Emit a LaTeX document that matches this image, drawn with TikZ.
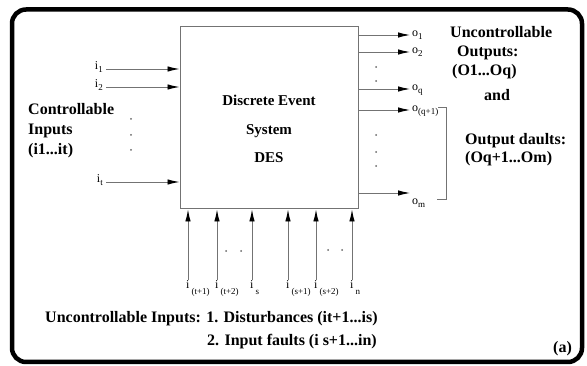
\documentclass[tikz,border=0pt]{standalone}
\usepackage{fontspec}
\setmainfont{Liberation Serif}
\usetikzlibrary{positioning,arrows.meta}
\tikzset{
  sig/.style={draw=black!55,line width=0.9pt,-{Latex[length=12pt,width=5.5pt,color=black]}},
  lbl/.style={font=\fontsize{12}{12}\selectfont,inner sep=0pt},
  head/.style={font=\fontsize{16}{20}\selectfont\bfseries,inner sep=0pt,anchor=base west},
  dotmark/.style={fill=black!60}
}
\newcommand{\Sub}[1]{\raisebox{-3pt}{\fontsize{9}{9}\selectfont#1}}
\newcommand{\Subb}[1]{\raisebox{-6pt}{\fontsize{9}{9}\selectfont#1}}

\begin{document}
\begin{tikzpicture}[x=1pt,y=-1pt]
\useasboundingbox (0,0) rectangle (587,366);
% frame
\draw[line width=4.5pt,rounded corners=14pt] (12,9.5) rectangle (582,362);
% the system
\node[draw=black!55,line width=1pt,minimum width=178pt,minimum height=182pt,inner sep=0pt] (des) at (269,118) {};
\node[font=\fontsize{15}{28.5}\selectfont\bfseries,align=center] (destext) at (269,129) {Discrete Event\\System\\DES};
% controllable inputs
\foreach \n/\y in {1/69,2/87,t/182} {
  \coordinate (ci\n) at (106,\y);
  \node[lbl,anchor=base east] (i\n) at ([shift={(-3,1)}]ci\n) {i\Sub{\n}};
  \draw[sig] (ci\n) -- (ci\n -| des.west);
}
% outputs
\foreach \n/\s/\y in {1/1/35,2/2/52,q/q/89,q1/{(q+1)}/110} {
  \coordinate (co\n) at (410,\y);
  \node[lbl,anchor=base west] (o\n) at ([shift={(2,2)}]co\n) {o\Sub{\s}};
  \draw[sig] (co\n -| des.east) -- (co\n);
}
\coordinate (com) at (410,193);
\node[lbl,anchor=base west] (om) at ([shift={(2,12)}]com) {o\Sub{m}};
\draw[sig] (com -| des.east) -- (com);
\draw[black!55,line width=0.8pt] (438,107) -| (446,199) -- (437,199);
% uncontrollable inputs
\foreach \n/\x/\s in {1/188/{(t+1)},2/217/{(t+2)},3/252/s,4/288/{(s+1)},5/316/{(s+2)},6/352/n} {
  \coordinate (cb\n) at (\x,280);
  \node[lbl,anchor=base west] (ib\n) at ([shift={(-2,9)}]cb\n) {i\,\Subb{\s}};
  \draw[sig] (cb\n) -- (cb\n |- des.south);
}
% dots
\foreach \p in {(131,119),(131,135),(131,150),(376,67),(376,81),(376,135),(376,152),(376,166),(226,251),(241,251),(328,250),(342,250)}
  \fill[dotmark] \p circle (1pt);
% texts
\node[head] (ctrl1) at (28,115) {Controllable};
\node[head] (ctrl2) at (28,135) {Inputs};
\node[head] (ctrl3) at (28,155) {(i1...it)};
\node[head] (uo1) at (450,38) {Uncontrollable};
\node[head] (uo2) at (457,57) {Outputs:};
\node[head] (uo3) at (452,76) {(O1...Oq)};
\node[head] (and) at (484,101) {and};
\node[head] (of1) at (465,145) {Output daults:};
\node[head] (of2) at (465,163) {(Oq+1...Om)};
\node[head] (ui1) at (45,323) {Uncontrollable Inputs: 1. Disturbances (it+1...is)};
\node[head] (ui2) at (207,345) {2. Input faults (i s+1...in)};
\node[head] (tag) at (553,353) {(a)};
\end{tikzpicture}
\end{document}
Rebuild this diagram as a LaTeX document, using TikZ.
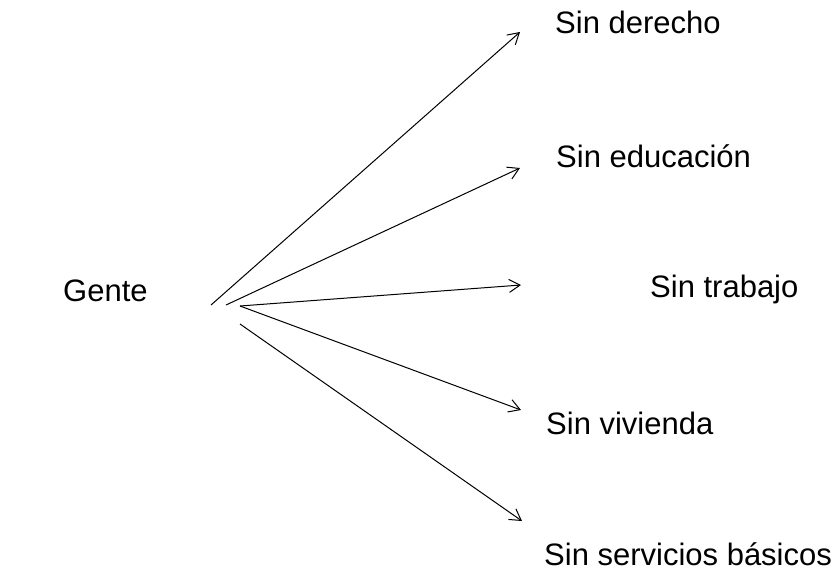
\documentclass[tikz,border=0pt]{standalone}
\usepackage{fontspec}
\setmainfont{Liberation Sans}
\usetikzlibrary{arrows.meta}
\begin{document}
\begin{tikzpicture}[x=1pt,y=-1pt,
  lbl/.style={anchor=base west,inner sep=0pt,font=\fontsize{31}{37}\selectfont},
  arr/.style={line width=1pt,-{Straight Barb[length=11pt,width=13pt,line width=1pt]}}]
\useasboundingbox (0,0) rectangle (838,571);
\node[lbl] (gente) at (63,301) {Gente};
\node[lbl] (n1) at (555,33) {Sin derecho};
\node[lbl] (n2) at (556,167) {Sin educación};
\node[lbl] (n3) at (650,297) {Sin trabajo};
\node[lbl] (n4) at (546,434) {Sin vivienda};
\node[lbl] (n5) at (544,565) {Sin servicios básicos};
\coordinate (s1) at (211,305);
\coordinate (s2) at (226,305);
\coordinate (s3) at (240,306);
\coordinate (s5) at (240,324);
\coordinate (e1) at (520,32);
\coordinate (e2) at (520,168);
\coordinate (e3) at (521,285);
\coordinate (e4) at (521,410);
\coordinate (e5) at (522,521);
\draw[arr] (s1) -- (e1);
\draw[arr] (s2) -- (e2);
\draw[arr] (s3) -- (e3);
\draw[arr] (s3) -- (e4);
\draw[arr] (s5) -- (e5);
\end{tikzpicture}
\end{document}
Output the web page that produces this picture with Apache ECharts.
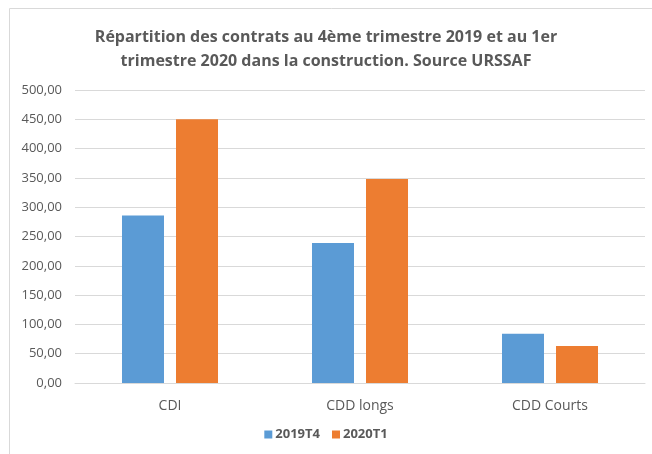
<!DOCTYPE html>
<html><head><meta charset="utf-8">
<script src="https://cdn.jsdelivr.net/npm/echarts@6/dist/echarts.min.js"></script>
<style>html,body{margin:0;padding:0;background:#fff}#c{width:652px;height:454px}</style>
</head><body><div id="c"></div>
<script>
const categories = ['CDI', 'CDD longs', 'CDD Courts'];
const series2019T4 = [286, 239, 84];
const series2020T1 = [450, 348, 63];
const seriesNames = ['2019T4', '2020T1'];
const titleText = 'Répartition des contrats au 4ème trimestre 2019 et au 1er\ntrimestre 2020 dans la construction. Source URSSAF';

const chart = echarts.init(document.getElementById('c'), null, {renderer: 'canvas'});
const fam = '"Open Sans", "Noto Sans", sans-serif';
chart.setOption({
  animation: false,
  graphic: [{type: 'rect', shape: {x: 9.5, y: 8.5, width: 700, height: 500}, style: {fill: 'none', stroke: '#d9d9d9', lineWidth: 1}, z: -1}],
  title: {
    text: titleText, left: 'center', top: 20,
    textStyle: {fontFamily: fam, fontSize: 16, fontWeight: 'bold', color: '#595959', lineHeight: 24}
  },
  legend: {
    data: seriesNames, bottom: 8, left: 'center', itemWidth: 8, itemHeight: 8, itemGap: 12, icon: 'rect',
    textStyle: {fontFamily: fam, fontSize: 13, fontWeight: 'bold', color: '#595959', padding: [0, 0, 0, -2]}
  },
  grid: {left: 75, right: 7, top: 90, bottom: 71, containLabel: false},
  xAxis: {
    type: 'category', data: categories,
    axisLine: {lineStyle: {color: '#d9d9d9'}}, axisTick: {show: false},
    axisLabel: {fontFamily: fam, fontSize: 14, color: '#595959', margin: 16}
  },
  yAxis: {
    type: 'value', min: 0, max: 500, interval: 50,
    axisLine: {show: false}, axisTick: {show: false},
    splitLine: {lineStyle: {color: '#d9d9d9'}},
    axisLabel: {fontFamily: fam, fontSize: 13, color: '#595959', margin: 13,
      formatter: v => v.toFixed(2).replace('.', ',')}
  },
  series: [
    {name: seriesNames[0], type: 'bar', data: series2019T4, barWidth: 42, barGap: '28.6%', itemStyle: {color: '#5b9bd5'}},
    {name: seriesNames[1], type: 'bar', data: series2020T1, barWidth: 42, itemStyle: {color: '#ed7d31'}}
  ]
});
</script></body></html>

########

How many lines of these entries hold the string "this"? Answer with the number alone.

3